In this project we address the problem of detection and tracking of moving sequences in complex scenarios. The ideal goal of segmentation is to identify the semantically meaningful components of an image and grouping the pixels belonging to such components. While it is impossible to segment static objects in image at the present stage, it is more practical to segment moving objects from dynamic scene with the aid of motion information contained in it. The aim of image segmentation is to segment the video frame into background, foreground, objects, and sub objects with different characteristics so that the mesh can represent the motion of objects perfectly.
IMAGE SEGMENTATION BASED DETECTION
~Temporal Multiscale Decomposition
STEPS IN THE PROJECT—PROJECT FLOW
~Read the video sequence
~Perform the segmentation based detection using Temporal Multiscale Decomposition.
~Then we have done the post processing for the sequence.
~Finally then track the detected output using EM algorithm.
~Store the output images.
Prime focus of this project is to detect & track moving objects in video at low- to moderate- resolution and frame rate. A flexible tracking pipeline is used that allows to investigate different combinations of foreground extraction, feature extraction and motion correspondence algorithms.
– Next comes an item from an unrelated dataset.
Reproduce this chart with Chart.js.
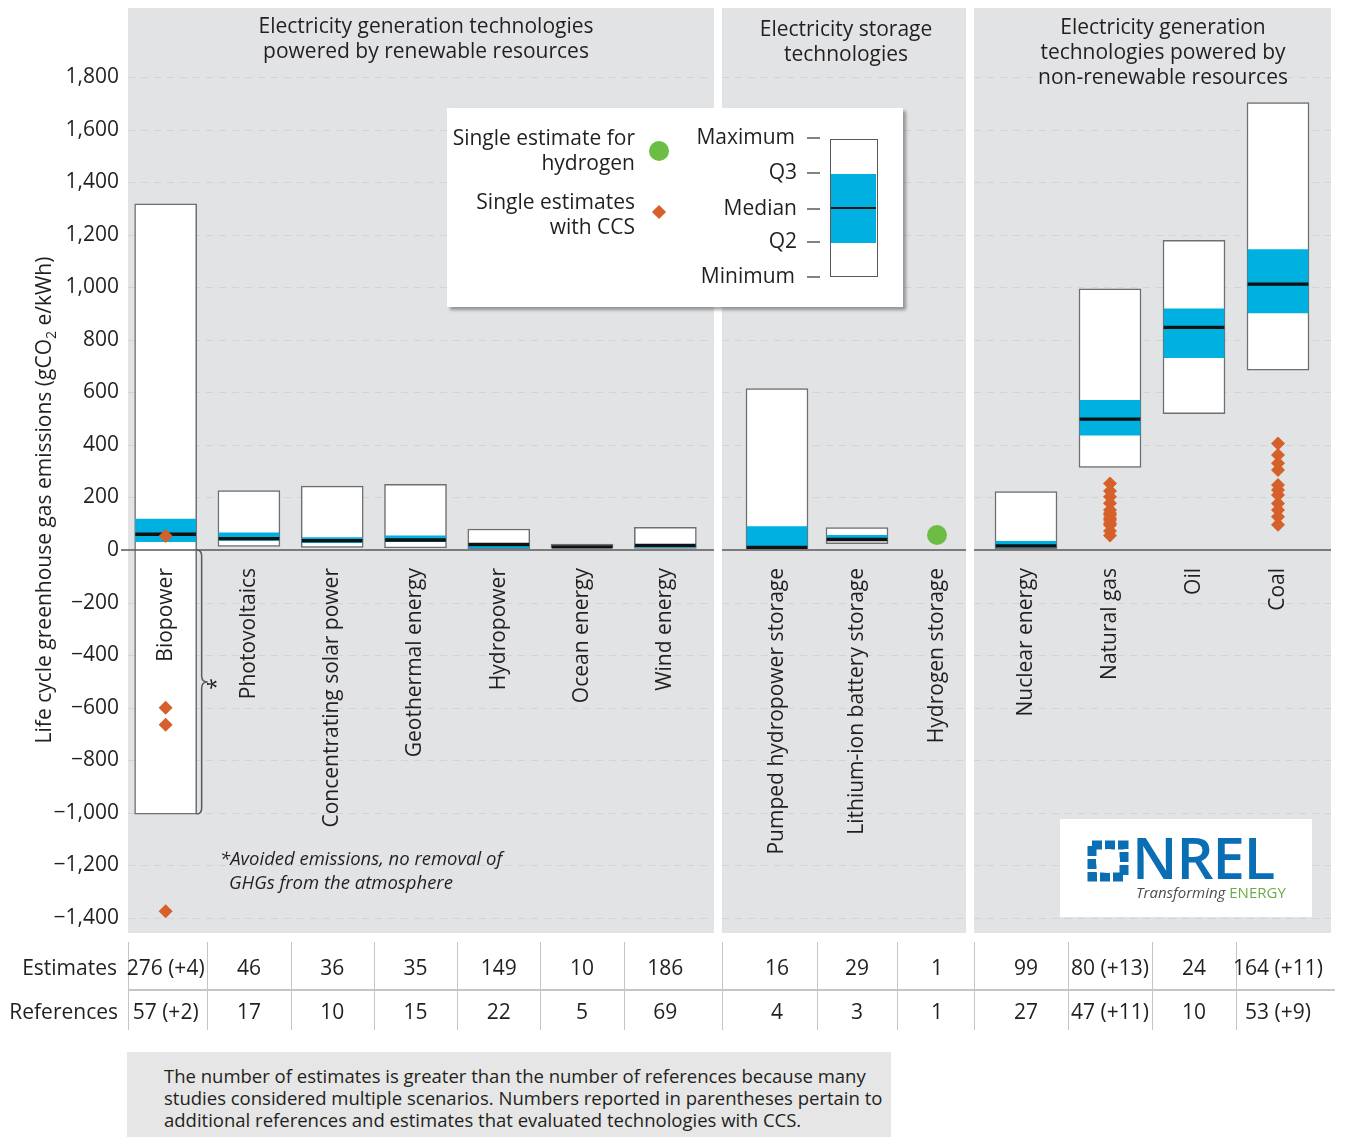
<!DOCTYPE html>
<html>
<head>
<meta charset="utf-8">
<script src="https://cdn.jsdelivr.net/npm/chart.js@4.4.1/dist/chart.umd.min.js"></script>
<style>
  body { margin: 0; background: #fff; font-family: 'Open Sans', sans-serif; color: #231f20; }
  #wrap { position: relative; width: 1346px; height: 1137px; overflow: hidden; }
  canvas { position: absolute; top: 0; }
  .legend { position: absolute; left: 447px; top: 108px; width: 456px; height: 199px; background: #fff;
            box-shadow: 3px 3px 3px rgba(0,0,0,0.35); font-size: 21px; line-height: 25px; }
  .legend div { position: absolute; }
  .lbl { text-align: right; white-space: nowrap; }
  .dash { width: 13px; height: 1.5px; background: #808285; left: 360px; }
  .nrel { position: absolute; left: 1060px; top: 819px; width: 252px; height: 98px; background: #fff; }
  .nrel div { position: absolute; white-space: nowrap; }
  .note { position: absolute; left: 127px; top: 1052px; width: 764px; height: 85px; background: #e6e6e6;
          box-sizing: border-box; padding: 13px 0 0 37px; font-size: 18.5px; line-height: 22px; }
  .avoided { position: absolute; left: 220px; top: 846px; font-size: 18.5px; line-height: 24px; font-style: italic; }
</style>
</head>
<body>
<div id="wrap">
  <canvas id="c1" width="722" height="1137" style="left:0px"></canvas>
  <canvas id="c2" width="255" height="1137" style="left:722px"></canvas>
  <canvas id="c3" width="372" height="1137" style="left:974px"></canvas>

  <div class="avoided">*Avoided emissions, no removal of<br><span style="padding-left:9px">GHGs from the atmosphere</span></div>

  <div class="legend">
    <div class="lbl" style="left:0;width:188px;top:17px">Single estimate for<br>hydrogen</div>
    <div style="left:202px;top:33px;width:20px;height:20px;border-radius:50%;background:#6cbd45"></div>
    <div class="lbl" style="left:0;width:188px;top:81px">Single estimates<br>with CCS</div>
    <div style="left:207px;top:99px;width:10px;height:10px;background:#d5602a;transform:rotate(45deg)"></div>

    <div class="lbl" style="left:0;width:348px;top:16px">Maximum</div>
    <div class="lbl" style="left:0;width:350px;top:51px">Q3</div>
    <div class="lbl" style="left:0;width:350px;top:87px">Median</div>
    <div class="lbl" style="left:0;width:350px;top:120px">Q2</div>
    <div class="lbl" style="left:0;width:348px;top:155px">Minimum</div>
    <div class="dash" style="top:29px"></div>
    <div class="dash" style="top:64px"></div>
    <div class="dash" style="top:100px"></div>
    <div class="dash" style="top:133px"></div>
    <div class="dash" style="top:168px"></div>
    <div style="left:383px;top:31px;width:48px;height:138px;box-sizing:border-box;border:1.5px solid #58595b;background:#fff">
      <div style="left:0;top:34px;width:45px;height:69px;background:#00b0e0"></div>
      <div style="left:0;top:67px;width:45px;height:2px;background:#111"></div>
    </div>
  </div>

  <div class="nrel">
    <svg style="position:absolute;left:27px;top:21px" width="42" height="42" viewBox="0 0 42 42">
      <rect x="5" y="5" width="32" height="32" fill="none" stroke="#0a6eb4" stroke-width="9" stroke-dasharray="10 3"/>
      <circle cx="21" cy="21" r="12" fill="#fff"/>
    </svg>
    <div style="left:72px;top:9px;font-size:58px;line-height:58px;font-weight:600;color:#0a6eb4;letter-spacing:-1px">NREL</div>
    <div style="left:76px;top:66px;font-size:15px;line-height:15px"><i style="color:#4d4d4f">Transforming</i> <span style="color:#6aad48">ENERGY</span></div>
  </div>

  <div class="note">The number of estimates is greater than the number of references because many<br>studies considered multiple scenarios. Numbers reported in parentheses pertain to<br>additional references and estimates that evaluated technologies with CCS.</div>
</div>

<script>
// Данные графика
const categories = ['Biopower', 'Photovoltaics', 'Concentrating solar power', 'Geothermal energy', 'Hydropower',
  'Ocean energy', 'Wind energy', 'Pumped hydropower storage', 'Lithium-ion battery storage', 'Hydrogen storage',
  'Nuclear energy', 'Natural gas', 'Oil', 'Coal'];
const minVals    = [-1005, 14, 10, 8, 5, 8, 6, 4, 24, null, 4, 314, 519, 684];
const q2Vals     = [32, 36, 28, 32, 8, 10, 10, 6, 36, null, 10, 437, 732, 902];
const medianVals = [60, 43, 36, 38, 21, 12, 18, 10, 40, null, 16, 498, 847, 1012];
const q3Vals     = [118, 65, 47, 54, 24, 15, 20, 89, 56, null, 33, 570, 918, 1143];
const maxVals    = [1317, 226, 243, 250, 80, 23, 86, 614, 85, null, 222, 994, 1178, 1703];

const ccsBiopower = [53, -600, -665, -1375];
const ccsNaturalGas = [253, 225, 203, 178, 152, 140, 133, 121, 114, 102, 95, 72, 55];
const ccsCoal = [405, 362, 330, 304, 247, 228, 209, 177, 152, 127, 96];
const hydrogenStorage = [57];

const estimates  = ['276 (+4)', '46', '36', '35', '149', '10', '186', '16', '29', '1', '99', '80 (+13)', '24', '164 (+11)'];
const references = ['57 (+2)', '17', '10', '15', '22', '5', '69', '4', '3', '1', '27', '47 (+11)', '10', '53 (+9)'];

const yTicks = [-1400, -1200, -1000, -800, -600, -400, -200, 0, 200, 400, 600, 800, 1000, 1200, 1400, 1600, 1800];

const titleRenewable = ['Electricity generation technologies', 'powered by renewable resources'];
const titleStorage = ['Electricity storage', 'technologies'];
const titleNonRenewable = ['Electricity generation', 'technologies powered by', 'non-renewable resources'];

const ccsByCategory = { 'Biopower': ccsBiopower, 'Natural gas': ccsNaturalGas, 'Coal': ccsCoal };
const h2ByCategory = { 'Hydrogen storage': hydrogenStorage };

// Раскладка панелей (пиксели страницы)
const Y_MIN = -1457.5, Y_MAX = 2062.6;
const FONT = "'Open Sans', sans-serif";
const INK = '#231f20';
const panels = [
  { id: 'c1', from: 0, to: 7, left: 0, padL: 0, padR: 15, axisW: 124, gray: [128, 714], lineTo: 722, titleX: 426, titleY: 27, title: titleRenewable },
  { id: 'c2', from: 7, to: 10, left: 722, padL: 15, padR: 0, axisW: 0, gray: [722, 966], lineTo: 974, titleX: 846, titleY: 30, title: titleStorage },
  { id: 'c3', from: 10, to: 14, left: 974, padL: 10, padR: 26, axisW: 0, gray: [974, 1331], lineTo: 1335, titleX: 1163, titleY: 28, title: titleNonRenewable },
];

const fmt = (v) => (v < 0 ? '\u2212' : '') + Math.abs(v).toLocaleString('en-US');

function makeDrawPlugin(p) {
  return {
    id: 'draw' + p.id,
    beforeDraw(chart) {
      const { ctx, chartArea: ca, scales: { y } } = chart;
      const g0 = p.gray[0] - p.left, g1 = p.gray[1] - p.left;
      ctx.save();
      ctx.fillStyle = '#e2e3e4';
      ctx.fillRect(g0, ca.top, g1 - g0, ca.bottom - ca.top);
      // пунктирная сетка
      ctx.strokeStyle = '#d2d3d5';
      ctx.lineWidth = 1;
      ctx.setLineDash([7, 6]);
      yTicks.forEach((v) => {
        if (v === 0) return;
        const py = Math.round(y.getPixelForValue(v)) + 0.5;
        ctx.beginPath(); ctx.moveTo(g0, py); ctx.lineTo(g1, py); ctx.stroke();
      });
      ctx.restore();
    },
    afterDatasetsDraw(chart) {
      const { ctx, scales: { x, y } } = chart;
      const g0 = p.gray[0] - p.left, g1 = p.gray[1] - p.left;
      const y0 = y.getPixelForValue(0);
      ctx.save();
      // нулевая линия
      ctx.strokeStyle = '#58595b';
      ctx.lineWidth = 1.5;
      ctx.beginPath(); ctx.moveTo(p.id === 'c1' ? g0 - 7 : g0, y0); ctx.lineTo(g1, y0); ctx.stroke();

      // подписи категорий
      ctx.fillStyle = INK;
      ctx.font = '21px ' + FONT;
      ctx.textAlign = 'right';
      ctx.textBaseline = 'middle';
      chart.data.labels.forEach((label, i) => {
        ctx.save();
        ctx.translate(x.getPixelForValue(i), y0 + 18);
        ctx.rotate(-Math.PI / 2);
        ctx.fillText(label, 0, 0);
        ctx.restore();
      });

      if (p.id === 'c1') {
        // фигурная скобка у биоэнергетики
        const bx = x.getPixelForValue(0) + 31;
        const yb = y.getPixelForValue(minVals[0]);
        const ym = (y0 + yb) / 2;
        ctx.strokeStyle = '#58595b';
        ctx.lineWidth = 1.5;
        ctx.beginPath();
        ctx.moveTo(bx, y0);
        ctx.quadraticCurveTo(bx + 5, y0, bx + 5, y0 + 6);
        ctx.lineTo(bx + 5, ym - 6);
        ctx.quadraticCurveTo(bx + 5, ym, bx + 11, ym);
        ctx.quadraticCurveTo(bx + 5, ym, bx + 5, ym + 6);
        ctx.lineTo(bx + 5, yb - 6);
        ctx.quadraticCurveTo(bx + 5, yb, bx, yb);
        ctx.stroke();
        ctx.save();
        ctx.translate(bx + 20, ym + 2);
        ctx.rotate(-Math.PI / 2);
        ctx.textAlign = 'center';
        ctx.fillText('*', 0, 0);
        ctx.restore();
      }
      ctx.restore();
    },
    afterDraw(chart) {
      const { ctx, scales: { x } } = chart;
      ctx.save();
      ctx.fillStyle = INK;
      ctx.font = '21px ' + FONT;
      ctx.textAlign = 'center';
      ctx.textBaseline = 'middle';
      // заголовки секций
      p.title.forEach((t, k) => ctx.fillText(t, p.titleX - p.left, p.titleY + k * 25));

      // таблица оценок и источников
      const n = chart.data.labels.length;
      const w = (x.right - x.left) / n;
      ctx.strokeStyle = '#c4c5c7';
      ctx.lineWidth = 1;
      for (let i = 0; i < n; i++) {
        const sx = i === 0 ? p.gray[0] - p.left : Math.round(x.left + i * w);
        ctx.beginPath(); ctx.moveTo(sx + 0.5, 942); ctx.lineTo(sx + 0.5, 1030); ctx.stroke();
      }
      ctx.lineWidth = 2;
      ctx.beginPath(); ctx.moveTo(p.id === 'c1' ? 128 : 0, 990); ctx.lineTo(p.lineTo - p.left, 990); ctx.stroke();
      for (let i = 0; i < n; i++) {
        const cx = x.getPixelForValue(i);
        ctx.fillText(estimates[p.from + i], cx, 969);
        ctx.fillText(references[p.from + i], cx, 1013);
      }

      if (p.id === 'c1') {
        ctx.textAlign = 'right';
        ctx.fillText('Estimates', 117, 969);
        ctx.fillText('References', 118, 1013);
        // подпись оси Y с нижним индексом
        const a = 'Life cycle greenhouse gas emissions (gCO', b = '2', c = ' e/kWh)';
        ctx.font = '21px ' + FONT;
        const wa = ctx.measureText(a).width, wc = ctx.measureText(c).width;
        ctx.font = '14px ' + FONT;
        const wb = ctx.measureText(b).width;
        const total = wa + wb + wc;
        ctx.translate(45, 500);
        ctx.rotate(-Math.PI / 2);
        ctx.textAlign = 'left';
        ctx.font = '21px ' + FONT;
        ctx.fillText(a, -total / 2, 0);
        ctx.fillText(c, -total / 2 + wa + wb, 0);
        ctx.font = '14px ' + FONT;
        ctx.fillText(b, -total / 2 + wa, 7);
      }
      ctx.restore();
    },
  };
}

function createPanelChart(p) {
  const labels = categories.slice(p.from, p.to);
  const idx = labels.map((_, i) => p.from + i);
  const range = idx.map((i) => (minVals[i] === null ? null : [minVals[i], maxVals[i]]));
  const iqr = idx.map((i) => (q2Vals[i] === null ? null : [q2Vals[i], q3Vals[i]]));
  const med = idx.map((i) => (medianVals[i] === null ? null : [medianVals[i] - 5, medianVals[i] + 5]));
  const ccs = [];
  const h2 = [];
  labels.forEach((l) => {
    (ccsByCategory[l] || []).forEach((v) => ccs.push({ x: l, y: v }));
    (h2ByCategory[l] || []).forEach((v) => h2.push({ x: l, y: v }));
  });

  new Chart(document.getElementById(p.id), {
    type: 'bar',
    data: {
      labels,
      datasets: [
        { type: 'line', data: ccs, showLine: false, pointStyle: 'rectRot', pointRadius: 7,
          pointBackgroundColor: '#d5602a', pointBorderWidth: 0, order: 0 },
        { type: 'line', data: h2, showLine: false, pointStyle: 'circle', pointRadius: 10,
          pointBackgroundColor: '#6cbd45', pointBorderWidth: 0, order: 0 },
        { data: med, backgroundColor: '#111', grouped: false, barThickness: 60, order: 1 },
        { data: iqr, backgroundColor: '#00b0e0', grouped: false, barThickness: 60, order: 2 },
        { data: range, backgroundColor: '#fff', borderColor: '#6d6e71', borderWidth: 1.5,
          borderSkipped: false, grouped: false, barThickness: 62, order: 3 },
      ],
    },
    options: {
      responsive: false,
      animation: false,
      layout: { autoPadding: false, padding: { top: 8, bottom: 204, left: p.padL, right: p.padR } },
      plugins: { legend: { display: false }, tooltip: { enabled: false } },
      scales: {
        x: { display: false, offset: true },
        y: {
          display: p.axisW > 0,
          min: Y_MIN,
          max: Y_MAX,
          afterFit: (s) => { s.width = p.axisW; s.paddingTop = 0; s.paddingBottom = 0; },
          afterBuildTicks: (s) => { s.ticks = yTicks.map((v) => ({ value: v })); },
          grid: { display: false, drawTicks: false },
          border: { display: false },
          ticks: { padding: 5, color: INK, font: { family: FONT, size: 21 }, callback: (v) => fmt(v) },
        },
      },
    },
    plugins: [makeDrawPlugin(p)],
  });
}

panels.forEach(createPanelChart);
</script>
</body>
</html>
In feature extraction, features such as the centroid, the size, and the average pixel intensity of each moving object could be extracted. These are then used in tracking algorithms such as Kalman filters to track the objects from one frame to the next. Additional logic is incorporated for track maintenance to determine constraints such as the number of frames over which an object must be tracked successfully for it to be assigned a track and the number of frames over which no object is assigned to an existing track, making the track disappear.
The algorithm is implemented in four steps which as illustrated;
(1) In the first step, a possibly apparent camera motion is estimated and compensated using an 8 parameter motion model.
(2) In the second step, an apparent scene cut or strong camera pan is detected by evaluating the median-squared error (MSE) between the two successive frames, considering only background regions of the previous frame. In case of a scene cut the algorithm is reset.
3) The third step is a change detection mask (CDM) module; . First, an initial CDM called CDMi between two successive frames is generated by a relaxation technique, using local thresholds which consider the state of neighboring pixels. In order to get temporally stable object regions, a memory for change detection masks (CDM) is then applied to make use the previous segmentation results. The updated CDM (CDMu) is then simplified using morphological closing operator to generate the final CDM for object detection.
(4) By the fourth step, the same technique as explained above is used to obtain an initial moving object mask (OMi) from the CDM. It is then adapted to luminescence edges of the corresponding frame, resulting in the final object region.
Post processing techniques are applied to reduce the noise. The background elimination method uses concept of least squares to compare the accuracies of the current algorithm with the already existing algorithms. The background registration method uses background subtraction which improves the adaptive background mixture model and makes the system learn faster and more accurately, as well as adapt effectively to changing environments.